Now, I already purchase labor from other people all the time: my daughter, Benin, is in preschool, and that certainly costs money, and frees me to spend many hours in the office. They care for her, but it’s not the same. Then there’s all that indirect stuff — interactions with cashiers, for instance — but it doesn’t have that aspect of making me feel, well, guilty. Benin was just in the hospital with pneumonia, and I was grateful to pay doctors and radiologists to figure out how sick she was, to dose her up with expensive albuterol treatments and steroids, to attach her to an oxygen flow.

Why is paying the doctor so different from paying a maid? Is the difference obvious or not? The power differential is clear: When you’re a patient, the doctor has the power. With a maid, you have the power.

When I was a teenager, I had a job for a while cleaning the house of some friends of my mother’s. Down in the basement I’d do the laundry, put the shirts up on the hangers just the right way. Vacuum the stairs, dust, dust, dust. Can’t remember what else I did, but I do remember that after about the third time I was unbearably bored by the whole thing. Vacuuming the damn stairs again. The woman I worked for fired me because I did all the appointed chores but didn’t take the initiative to clean the coffee pot. She told me I wasn’t mature. Really, I was born a 40-year-old in too many ways; I was plenty mature. But I was so bored.

These days I don’t find housework as boring as I did then — there’s actually something a little restful about it, at least the usual stuff — but what just sends me off the deep end are all the messes my husband and godson leave around. Even after they think they’ve cleaned up. The dried dribbles of piss on the underside of the toilet seat. The splatters of spaghetti sauce behind the stove.

So I stomp around cursing and feeling put upon, cleaning and dusting and vacuuming and washing floors and wiping up spills that seem to be invisible to everyone else but if I didn’t intervene we’d be living in an absolute hellhole. It’s like swimming against the tide of indifference; I’m yearning to live in a lovely setting, with everything just so — a warm and inviting jumble of color and texture that’s homey and nice and clean — but I don’t think they care about it at all. So while they’re in their socks and sweats eating chips and watching the game on TV, I’m scrubbing mildew out of grout, putting stuff down the pipes so the drains won’t clog, and trying to decide what color to paint Benin’s room. They would never do these things. And sometimes I hate them for it. I really hate the way that they feel entitled to leisure and I don’t, which is clearly my own problem — but there’s the mildew and the dust bunnies and all that.

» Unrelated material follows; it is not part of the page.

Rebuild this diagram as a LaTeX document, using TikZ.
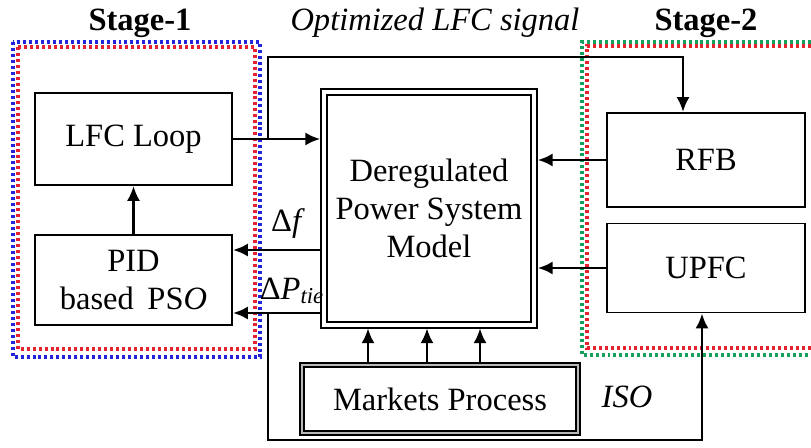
\documentclass[tikz,border=0pt]{standalone}
\usepackage{fontspec}
\setmainfont{Liberation Serif}
\definecolor{stageblue}{HTML}{2323D8}
\definecolor{stagered}{HTML}{E3232E}
\definecolor{stagegreen}{HTML}{14A05A}
\usetikzlibrary{arrows.meta,positioning,calc}
\tikzset{
  blk_box/.style={draw=black,line width=1.1pt,fill=white,align=center,
    font=\fontsize{18.5}{19}\selectfont},
  blk_double/.style={draw=black,line width=1.1pt,double=white,double distance=2.4pt,
    fill=white,align=center,font=\fontsize{18.5}{21.5}\selectfont,outer sep=2pt},
  blk_market/.style={draw=black,line width=1.3pt,double=gray!55,double distance=1.2pt,
    fill=white,align=center,font=\fontsize{18.5}{19}\selectfont,outer sep=1.9pt},
  stage_lbl/.style={font=\fontsize{18.5}{19}\selectfont\bfseries},
  sig_lbl/.style={font=\fontsize{18.5}{19}\selectfont\itshape},
  dotline/.style={line width=2.1pt,dash pattern=on 1.7pt off 1.7pt},
  arr/.style={-{Latex[length=8.5pt,width=7.5pt]},draw=black,line width=1.6pt},
}
\begin{document}
\begin{tikzpicture}[x=0.02cm,y=-0.02cm]
    \useasboundingbox (0,0) rectangle (811,448);
    % stage frames
    \draw[dotline,stageblue] (13,42) rectangle (260,357);
    \draw[dotline,stagered] (18,47) rectangle (255,349);
    \draw[dotline,stagegreen] (811,42) -| (582,355) -- (811,355);
    \draw[dotline,stagered] (811,46) -| (587,348) -- (811,348);
    \node[stage_lbl] (s1) at (140,23) {Stage-1};
    \node[stage_lbl] (s2) at (706,23) {Stage-2};
    \node[sig_lbl] (opt) at (435,23) {Optimized LFC signal};
    % blocks
    \node[blk_box,minimum width=3.94cm,minimum height=1.84cm] (lfc) at (133.5,139) {LFC Loop};
    \node[blk_box,minimum width=3.94cm,minimum height=1.80cm,
      font=\fontsize{18.5}{22}\selectfont] (pid) at (133.5,280) {PID\\based\, PS\textit{O}};
    \node[blk_double,minimum width=4.21cm,minimum height=4.65cm] (dpsm) at (429,208.5)
      {Deregulated\\Power System\\Model};
    \node[blk_box,minimum width=3.96cm,minimum height=1.88cm] (rfb) at (706,160) {RFB};
    \node[blk_box,minimum width=3.96cm,minimum height=1.78cm] (upfc) at (706,268) {UPFC};
    \node[blk_market,minimum width=5.52cm,minimum height=1.36cm] (mp) at (440,399) {Markets Process};
    \node[sig_lbl] (iso) at (627,397) {ISO};
    \node[font=\fontsize{18.5}{19}\selectfont] (dflbl) at (288,224) {Δ\textit{f}};
    \node[font=\fontsize{18.5}{19}\selectfont] (dplbl) at (292,291) {Δ\textit{P}\textsubscript{\textit{tie}}};
    % connectors
    \coordinate (tap1) at (268,139);
    \coordinate (turn1) at (683,57);
    \coordinate (df) at (0,250);
    \coordinate (dp) at (0,313);
    \coordinate (tap2) at (268,313);
    \coordinate (turn2) at (702,440);
    \draw[arr] (lfc.east) -- (lfc.east -| dpsm.west);
    \draw[arr] (tap1) |- (turn1) -- (turn1 |- rfb.north);
    \draw[arr] (rfb.west) -- (rfb.west -| dpsm.east);
    \draw[arr] (upfc.west) -- (upfc.west -| dpsm.east);
    \draw[arr] (df -| dpsm.west) -- (df -| pid.east);
    \draw[arr] (dp -| dpsm.west) -- (dp -| pid.east);
    \draw[arr] (tap2) |- (turn2) -- (turn2 |- upfc.south);
    \draw[arr] (pid.north) -- (lfc.south);
    \foreach \x in {368,427,480}
      \draw[arr] (mp.north -| \x,0) -- (dpsm.south -| \x,0);
  \end{tikzpicture}
\end{document}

Maybe that’s part of what I’m thinking about buying — someone else who cares for and cares about my living space. I won’t be alone any more. I can complain to her and roll my eyes about them. She can say, “Tsk tsk tsk” and put on the gloves and whip out the comet and maybe I’ll feel happy and free.

It’s not much of an overstatement to say that I really do fear that my marriage will fray rather too much if we don’t get help in the home cleanliness department. And the reality is that a maid is a lot cheaper than therapy, but maybe it shouldn’t be.